(Charts and diagrams as code)

+ + + +

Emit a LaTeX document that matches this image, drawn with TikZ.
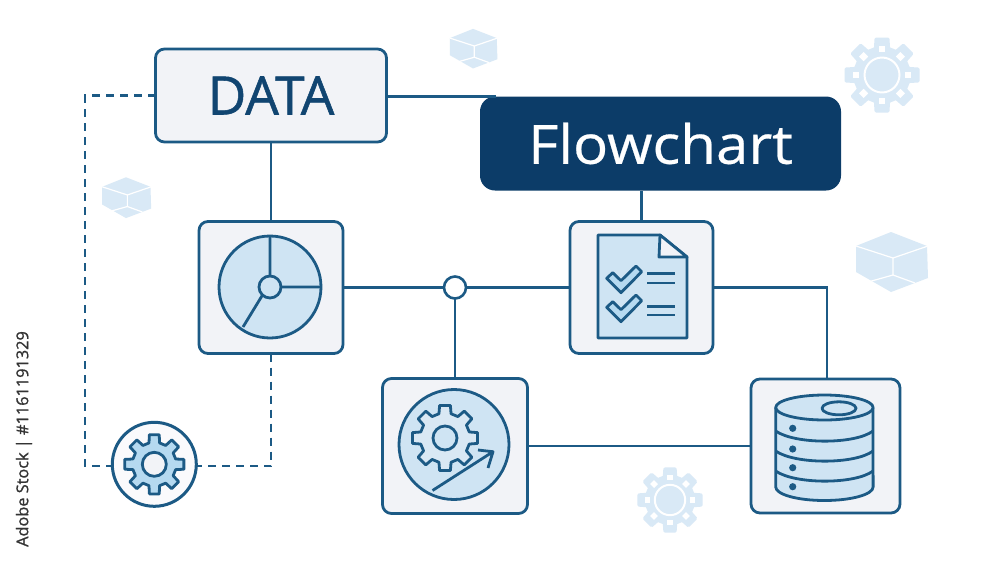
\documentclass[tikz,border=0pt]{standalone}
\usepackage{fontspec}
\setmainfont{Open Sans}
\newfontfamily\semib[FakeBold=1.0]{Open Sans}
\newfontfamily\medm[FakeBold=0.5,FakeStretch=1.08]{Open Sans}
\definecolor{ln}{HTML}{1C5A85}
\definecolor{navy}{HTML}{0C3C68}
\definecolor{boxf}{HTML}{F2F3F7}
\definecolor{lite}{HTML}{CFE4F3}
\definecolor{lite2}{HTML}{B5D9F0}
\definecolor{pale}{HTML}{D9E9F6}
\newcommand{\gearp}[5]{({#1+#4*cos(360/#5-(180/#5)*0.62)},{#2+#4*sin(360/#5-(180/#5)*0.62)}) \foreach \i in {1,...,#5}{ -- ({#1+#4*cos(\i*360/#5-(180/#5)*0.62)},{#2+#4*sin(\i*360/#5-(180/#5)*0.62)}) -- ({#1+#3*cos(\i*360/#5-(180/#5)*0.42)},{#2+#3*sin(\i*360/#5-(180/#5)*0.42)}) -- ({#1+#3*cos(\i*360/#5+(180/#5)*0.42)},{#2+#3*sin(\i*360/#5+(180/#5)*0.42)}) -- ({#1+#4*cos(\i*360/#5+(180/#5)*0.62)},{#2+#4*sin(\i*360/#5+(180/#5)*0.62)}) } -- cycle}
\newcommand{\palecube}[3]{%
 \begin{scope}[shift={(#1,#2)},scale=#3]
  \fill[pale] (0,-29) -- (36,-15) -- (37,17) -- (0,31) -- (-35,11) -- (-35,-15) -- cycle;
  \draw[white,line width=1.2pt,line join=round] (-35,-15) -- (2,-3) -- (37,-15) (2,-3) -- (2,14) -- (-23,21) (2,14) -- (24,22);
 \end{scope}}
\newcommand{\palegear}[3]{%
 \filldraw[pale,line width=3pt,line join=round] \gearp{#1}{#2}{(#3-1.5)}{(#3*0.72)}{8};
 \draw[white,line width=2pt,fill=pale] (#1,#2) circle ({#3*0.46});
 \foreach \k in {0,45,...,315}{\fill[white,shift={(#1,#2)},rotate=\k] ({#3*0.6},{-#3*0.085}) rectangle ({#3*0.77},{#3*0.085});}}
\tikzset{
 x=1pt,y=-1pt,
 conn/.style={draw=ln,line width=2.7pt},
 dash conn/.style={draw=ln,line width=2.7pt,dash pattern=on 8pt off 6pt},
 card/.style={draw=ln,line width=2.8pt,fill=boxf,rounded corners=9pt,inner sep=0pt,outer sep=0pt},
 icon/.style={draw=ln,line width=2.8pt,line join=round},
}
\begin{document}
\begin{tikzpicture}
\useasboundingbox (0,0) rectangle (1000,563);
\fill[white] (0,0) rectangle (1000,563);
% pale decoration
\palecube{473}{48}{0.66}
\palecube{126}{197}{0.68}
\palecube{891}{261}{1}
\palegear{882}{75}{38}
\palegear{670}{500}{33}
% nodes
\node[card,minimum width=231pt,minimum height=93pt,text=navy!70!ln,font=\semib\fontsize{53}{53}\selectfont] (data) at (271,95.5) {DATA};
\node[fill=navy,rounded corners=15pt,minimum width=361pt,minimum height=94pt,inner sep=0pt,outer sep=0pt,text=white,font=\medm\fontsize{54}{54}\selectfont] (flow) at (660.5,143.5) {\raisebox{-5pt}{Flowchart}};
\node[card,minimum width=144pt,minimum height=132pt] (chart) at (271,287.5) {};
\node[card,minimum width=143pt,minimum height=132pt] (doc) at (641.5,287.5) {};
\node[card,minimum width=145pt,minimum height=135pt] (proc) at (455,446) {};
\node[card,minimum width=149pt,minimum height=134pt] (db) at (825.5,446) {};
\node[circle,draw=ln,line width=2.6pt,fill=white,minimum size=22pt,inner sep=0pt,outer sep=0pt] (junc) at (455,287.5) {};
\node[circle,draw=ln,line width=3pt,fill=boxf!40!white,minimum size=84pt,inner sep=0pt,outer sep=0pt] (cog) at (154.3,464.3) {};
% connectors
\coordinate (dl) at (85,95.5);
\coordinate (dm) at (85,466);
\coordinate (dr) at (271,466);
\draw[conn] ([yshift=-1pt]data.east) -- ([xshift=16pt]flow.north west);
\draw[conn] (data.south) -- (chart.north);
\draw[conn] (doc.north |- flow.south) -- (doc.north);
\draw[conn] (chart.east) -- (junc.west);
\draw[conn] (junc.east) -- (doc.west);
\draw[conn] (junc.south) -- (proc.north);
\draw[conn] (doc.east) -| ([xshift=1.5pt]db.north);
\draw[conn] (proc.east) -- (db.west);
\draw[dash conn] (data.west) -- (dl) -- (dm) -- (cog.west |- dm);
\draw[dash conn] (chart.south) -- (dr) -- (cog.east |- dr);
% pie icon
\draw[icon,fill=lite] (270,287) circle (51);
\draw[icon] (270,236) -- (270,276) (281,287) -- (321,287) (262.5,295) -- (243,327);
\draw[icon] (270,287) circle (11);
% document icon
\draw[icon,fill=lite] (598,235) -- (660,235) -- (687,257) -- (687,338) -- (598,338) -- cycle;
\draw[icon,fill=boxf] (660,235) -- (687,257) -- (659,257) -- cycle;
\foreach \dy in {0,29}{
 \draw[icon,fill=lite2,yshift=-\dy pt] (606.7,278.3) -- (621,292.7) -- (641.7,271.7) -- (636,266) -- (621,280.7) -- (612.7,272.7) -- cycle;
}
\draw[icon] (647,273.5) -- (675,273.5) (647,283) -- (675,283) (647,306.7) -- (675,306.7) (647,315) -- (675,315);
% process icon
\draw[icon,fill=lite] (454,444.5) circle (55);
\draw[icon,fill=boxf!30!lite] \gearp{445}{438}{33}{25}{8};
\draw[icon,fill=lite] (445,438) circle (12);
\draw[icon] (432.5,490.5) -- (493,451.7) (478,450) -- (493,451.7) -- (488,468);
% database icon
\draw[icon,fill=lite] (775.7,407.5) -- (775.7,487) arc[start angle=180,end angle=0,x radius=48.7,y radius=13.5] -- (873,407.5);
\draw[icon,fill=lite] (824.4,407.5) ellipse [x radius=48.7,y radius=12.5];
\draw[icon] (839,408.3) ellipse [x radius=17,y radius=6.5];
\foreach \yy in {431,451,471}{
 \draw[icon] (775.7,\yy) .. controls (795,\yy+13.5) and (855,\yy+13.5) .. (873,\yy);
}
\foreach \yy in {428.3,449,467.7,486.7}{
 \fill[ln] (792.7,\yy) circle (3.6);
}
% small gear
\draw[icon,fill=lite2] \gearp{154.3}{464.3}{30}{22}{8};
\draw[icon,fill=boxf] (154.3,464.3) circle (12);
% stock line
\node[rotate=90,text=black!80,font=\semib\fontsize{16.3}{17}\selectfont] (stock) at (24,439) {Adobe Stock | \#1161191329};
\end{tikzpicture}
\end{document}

+ + + +

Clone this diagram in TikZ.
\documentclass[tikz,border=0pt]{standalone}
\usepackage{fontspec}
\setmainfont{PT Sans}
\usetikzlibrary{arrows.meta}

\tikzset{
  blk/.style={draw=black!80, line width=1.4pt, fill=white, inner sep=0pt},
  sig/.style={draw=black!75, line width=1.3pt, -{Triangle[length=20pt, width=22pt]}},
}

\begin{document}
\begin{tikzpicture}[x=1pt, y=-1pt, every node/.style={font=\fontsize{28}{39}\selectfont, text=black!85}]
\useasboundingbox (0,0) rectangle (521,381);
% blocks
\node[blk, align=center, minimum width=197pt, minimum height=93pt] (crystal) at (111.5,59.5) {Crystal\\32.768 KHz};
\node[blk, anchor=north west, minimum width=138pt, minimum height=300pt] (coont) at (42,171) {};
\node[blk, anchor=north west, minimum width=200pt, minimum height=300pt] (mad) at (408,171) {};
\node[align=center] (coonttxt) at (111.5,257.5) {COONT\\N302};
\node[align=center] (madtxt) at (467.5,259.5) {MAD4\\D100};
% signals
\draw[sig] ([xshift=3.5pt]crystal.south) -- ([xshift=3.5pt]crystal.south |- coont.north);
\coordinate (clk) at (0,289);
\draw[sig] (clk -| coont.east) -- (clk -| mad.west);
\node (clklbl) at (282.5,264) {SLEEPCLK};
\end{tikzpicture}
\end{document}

+ + + +

— GIVEN INSTRUCTION —
Lines of the listing that contain the word "this" are to be counted; report only their number.

— TASK OUTPUT —
2